[start]

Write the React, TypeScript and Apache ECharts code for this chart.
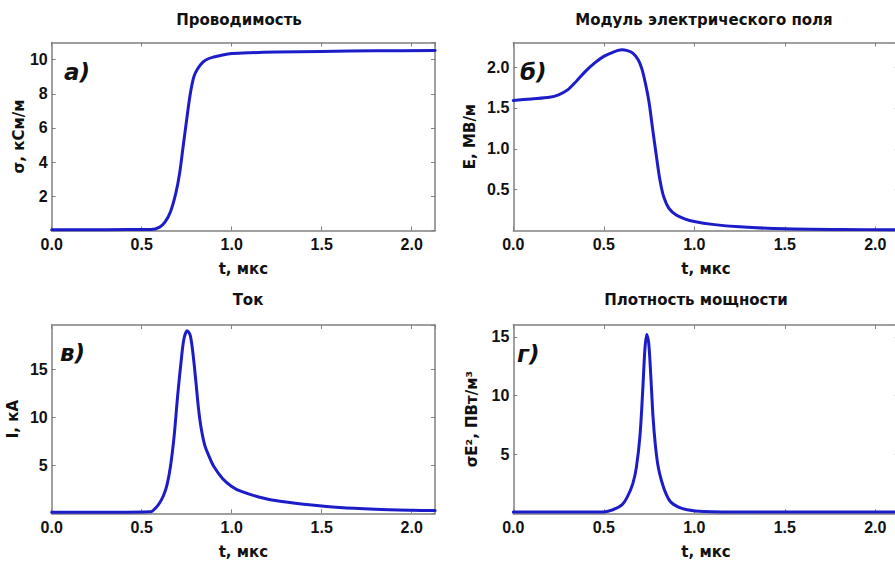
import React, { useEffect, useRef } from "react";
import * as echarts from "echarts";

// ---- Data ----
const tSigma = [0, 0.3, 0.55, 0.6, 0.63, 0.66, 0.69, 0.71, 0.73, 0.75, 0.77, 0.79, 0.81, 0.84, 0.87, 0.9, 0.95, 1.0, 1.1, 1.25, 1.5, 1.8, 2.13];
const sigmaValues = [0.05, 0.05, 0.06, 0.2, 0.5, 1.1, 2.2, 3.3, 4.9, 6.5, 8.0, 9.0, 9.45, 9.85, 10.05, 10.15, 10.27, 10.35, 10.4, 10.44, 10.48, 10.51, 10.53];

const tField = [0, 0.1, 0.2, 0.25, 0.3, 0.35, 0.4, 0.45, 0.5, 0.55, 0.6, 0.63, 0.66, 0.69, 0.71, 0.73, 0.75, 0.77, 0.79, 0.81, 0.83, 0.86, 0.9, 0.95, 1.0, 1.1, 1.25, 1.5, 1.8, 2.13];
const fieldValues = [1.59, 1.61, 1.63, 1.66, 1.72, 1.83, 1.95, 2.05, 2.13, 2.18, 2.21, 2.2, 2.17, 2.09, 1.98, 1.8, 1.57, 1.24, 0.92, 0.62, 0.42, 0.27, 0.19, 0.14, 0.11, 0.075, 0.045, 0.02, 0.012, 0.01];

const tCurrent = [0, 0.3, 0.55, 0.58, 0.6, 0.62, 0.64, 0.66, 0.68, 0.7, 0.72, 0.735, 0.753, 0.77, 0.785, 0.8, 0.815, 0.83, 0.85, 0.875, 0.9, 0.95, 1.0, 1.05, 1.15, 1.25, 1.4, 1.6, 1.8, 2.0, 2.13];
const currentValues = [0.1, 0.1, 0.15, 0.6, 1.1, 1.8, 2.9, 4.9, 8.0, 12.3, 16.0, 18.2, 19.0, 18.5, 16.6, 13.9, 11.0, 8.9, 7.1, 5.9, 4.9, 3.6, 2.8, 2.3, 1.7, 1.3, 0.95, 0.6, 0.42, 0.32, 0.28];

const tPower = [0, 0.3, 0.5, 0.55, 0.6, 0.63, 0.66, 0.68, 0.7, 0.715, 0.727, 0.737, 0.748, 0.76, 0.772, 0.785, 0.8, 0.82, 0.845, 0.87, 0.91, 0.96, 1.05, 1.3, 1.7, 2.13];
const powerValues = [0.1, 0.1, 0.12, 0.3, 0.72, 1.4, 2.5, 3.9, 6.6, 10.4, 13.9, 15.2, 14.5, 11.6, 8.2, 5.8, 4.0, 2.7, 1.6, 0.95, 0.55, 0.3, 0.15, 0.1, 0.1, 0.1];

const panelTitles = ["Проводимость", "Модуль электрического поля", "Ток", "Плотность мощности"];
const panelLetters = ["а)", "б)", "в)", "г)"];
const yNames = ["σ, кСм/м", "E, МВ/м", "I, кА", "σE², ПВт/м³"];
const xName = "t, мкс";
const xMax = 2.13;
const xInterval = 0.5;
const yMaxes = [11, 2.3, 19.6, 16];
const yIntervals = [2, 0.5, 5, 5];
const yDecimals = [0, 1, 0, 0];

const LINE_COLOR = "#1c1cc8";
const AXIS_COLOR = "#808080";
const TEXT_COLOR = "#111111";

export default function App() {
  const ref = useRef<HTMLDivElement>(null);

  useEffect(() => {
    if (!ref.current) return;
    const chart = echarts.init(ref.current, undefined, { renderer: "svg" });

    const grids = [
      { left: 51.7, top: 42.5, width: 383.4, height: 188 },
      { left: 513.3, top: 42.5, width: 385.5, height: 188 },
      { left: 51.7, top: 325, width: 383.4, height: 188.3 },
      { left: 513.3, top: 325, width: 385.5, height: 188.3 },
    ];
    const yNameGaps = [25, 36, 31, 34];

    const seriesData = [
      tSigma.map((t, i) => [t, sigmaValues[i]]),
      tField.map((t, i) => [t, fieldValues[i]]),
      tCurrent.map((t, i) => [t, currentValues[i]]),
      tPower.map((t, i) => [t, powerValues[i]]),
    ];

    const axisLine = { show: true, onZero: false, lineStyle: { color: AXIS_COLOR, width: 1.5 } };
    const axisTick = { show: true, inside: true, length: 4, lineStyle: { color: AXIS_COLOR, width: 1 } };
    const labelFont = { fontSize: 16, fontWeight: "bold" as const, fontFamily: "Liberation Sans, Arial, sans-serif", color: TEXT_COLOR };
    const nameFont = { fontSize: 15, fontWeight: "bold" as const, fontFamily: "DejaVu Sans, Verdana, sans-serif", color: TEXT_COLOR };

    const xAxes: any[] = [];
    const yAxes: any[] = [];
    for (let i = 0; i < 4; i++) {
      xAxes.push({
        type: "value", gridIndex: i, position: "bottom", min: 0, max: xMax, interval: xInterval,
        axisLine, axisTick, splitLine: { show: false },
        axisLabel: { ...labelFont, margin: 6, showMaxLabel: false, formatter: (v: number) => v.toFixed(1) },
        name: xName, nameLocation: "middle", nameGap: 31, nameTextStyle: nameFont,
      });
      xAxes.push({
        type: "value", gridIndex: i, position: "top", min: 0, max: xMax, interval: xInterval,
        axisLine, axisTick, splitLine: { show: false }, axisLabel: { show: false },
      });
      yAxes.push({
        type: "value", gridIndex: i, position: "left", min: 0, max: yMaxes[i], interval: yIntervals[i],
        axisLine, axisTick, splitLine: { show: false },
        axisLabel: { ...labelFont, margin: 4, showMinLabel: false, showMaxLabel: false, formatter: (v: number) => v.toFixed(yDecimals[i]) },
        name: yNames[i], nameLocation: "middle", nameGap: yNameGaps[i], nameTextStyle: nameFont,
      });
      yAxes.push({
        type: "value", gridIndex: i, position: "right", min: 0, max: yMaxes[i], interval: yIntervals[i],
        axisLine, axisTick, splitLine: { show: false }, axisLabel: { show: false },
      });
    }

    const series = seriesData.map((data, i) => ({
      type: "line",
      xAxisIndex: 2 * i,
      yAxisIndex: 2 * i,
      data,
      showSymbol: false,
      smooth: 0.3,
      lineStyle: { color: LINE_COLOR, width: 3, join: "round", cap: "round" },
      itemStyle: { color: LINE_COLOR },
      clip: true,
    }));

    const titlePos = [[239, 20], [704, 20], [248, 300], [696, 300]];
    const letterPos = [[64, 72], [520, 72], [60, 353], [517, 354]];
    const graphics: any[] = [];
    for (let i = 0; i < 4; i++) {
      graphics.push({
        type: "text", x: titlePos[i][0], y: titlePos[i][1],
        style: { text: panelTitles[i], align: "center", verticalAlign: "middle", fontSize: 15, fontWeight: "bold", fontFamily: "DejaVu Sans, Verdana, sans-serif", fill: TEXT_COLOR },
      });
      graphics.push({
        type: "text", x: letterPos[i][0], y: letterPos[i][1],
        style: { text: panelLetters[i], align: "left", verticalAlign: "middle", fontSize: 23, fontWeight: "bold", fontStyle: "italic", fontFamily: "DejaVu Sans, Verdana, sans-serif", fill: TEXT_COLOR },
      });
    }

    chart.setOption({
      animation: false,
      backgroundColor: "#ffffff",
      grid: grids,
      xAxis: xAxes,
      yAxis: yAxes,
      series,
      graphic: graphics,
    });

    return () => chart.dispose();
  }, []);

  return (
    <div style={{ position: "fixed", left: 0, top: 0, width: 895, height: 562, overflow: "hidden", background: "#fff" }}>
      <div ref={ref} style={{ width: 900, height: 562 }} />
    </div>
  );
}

[end]

— TASK TO COMPLETE —
Quote, exactly and only, the lines from the first line of the data above through the line containing "0.1, 0.1, 0.1];". The pictures do not belong in it.

— WRITTEN RESPONSE —
Write the React, TypeScript and Apache ECharts code for this chart.
import React, { useEffect, useRef } from "react";
import * as echarts from "echarts";

// ---- Data ----
const tSigma = [0, 0.3, 0.55, 0.6, 0.63, 0.66, 0.69, 0.71, 0.73, 0.75, 0.77, 0.79, 0.81, 0.84, 0.87, 0.9, 0.95, 1.0, 1.1, 1.25, 1.5, 1.8, 2.13];
const sigmaValues = [0.05, 0.05, 0.06, 0.2, 0.5, 1.1, 2.2, 3.3, 4.9, 6.5, 8.0, 9.0, 9.45, 9.85, 10.05, 10.15, 10.27, 10.35, 10.4, 10.44, 10.48, 10.51, 10.53];

const tField = [0, 0.1, 0.2, 0.25, 0.3, 0.35, 0.4, 0.45, 0.5, 0.55, 0.6, 0.63, 0.66, 0.69, 0.71, 0.73, 0.75, 0.77, 0.79, 0.81, 0.83, 0.86, 0.9, 0.95, 1.0, 1.1, 1.25, 1.5, 1.8, 2.13];
const fieldValues = [1.59, 1.61, 1.63, 1.66, 1.72, 1.83, 1.95, 2.05, 2.13, 2.18, 2.21, 2.2, 2.17, 2.09, 1.98, 1.8, 1.57, 1.24, 0.92, 0.62, 0.42, 0.27, 0.19, 0.14, 0.11, 0.075, 0.045, 0.02, 0.012, 0.01];

const tCurrent = [0, 0.3, 0.55, 0.58, 0.6, 0.62, 0.64, 0.66, 0.68, 0.7, 0.72, 0.735, 0.753, 0.77, 0.785, 0.8, 0.815, 0.83, 0.85, 0.875, 0.9, 0.95, 1.0, 1.05, 1.15, 1.25, 1.4, 1.6, 1.8, 2.0, 2.13];
const currentValues = [0.1, 0.1, 0.15, 0.6, 1.1, 1.8, 2.9, 4.9, 8.0, 12.3, 16.0, 18.2, 19.0, 18.5, 16.6, 13.9, 11.0, 8.9, 7.1, 5.9, 4.9, 3.6, 2.8, 2.3, 1.7, 1.3, 0.95, 0.6, 0.42, 0.32, 0.28];

const tPower = [0, 0.3, 0.5, 0.55, 0.6, 0.63, 0.66, 0.68, 0.7, 0.715, 0.727, 0.737, 0.748, 0.76, 0.772, 0.785, 0.8, 0.82, 0.845, 0.87, 0.91, 0.96, 1.05, 1.3, 1.7, 2.13];
const powerValues = [0.1, 0.1, 0.12, 0.3, 0.72, 1.4, 2.5, 3.9, 6.6, 10.4, 13.9, 15.2, 14.5, 11.6, 8.2, 5.8, 4.0, 2.7, 1.6, 0.95, 0.55, 0.3, 0.15, 0.1, 0.1, 0.1];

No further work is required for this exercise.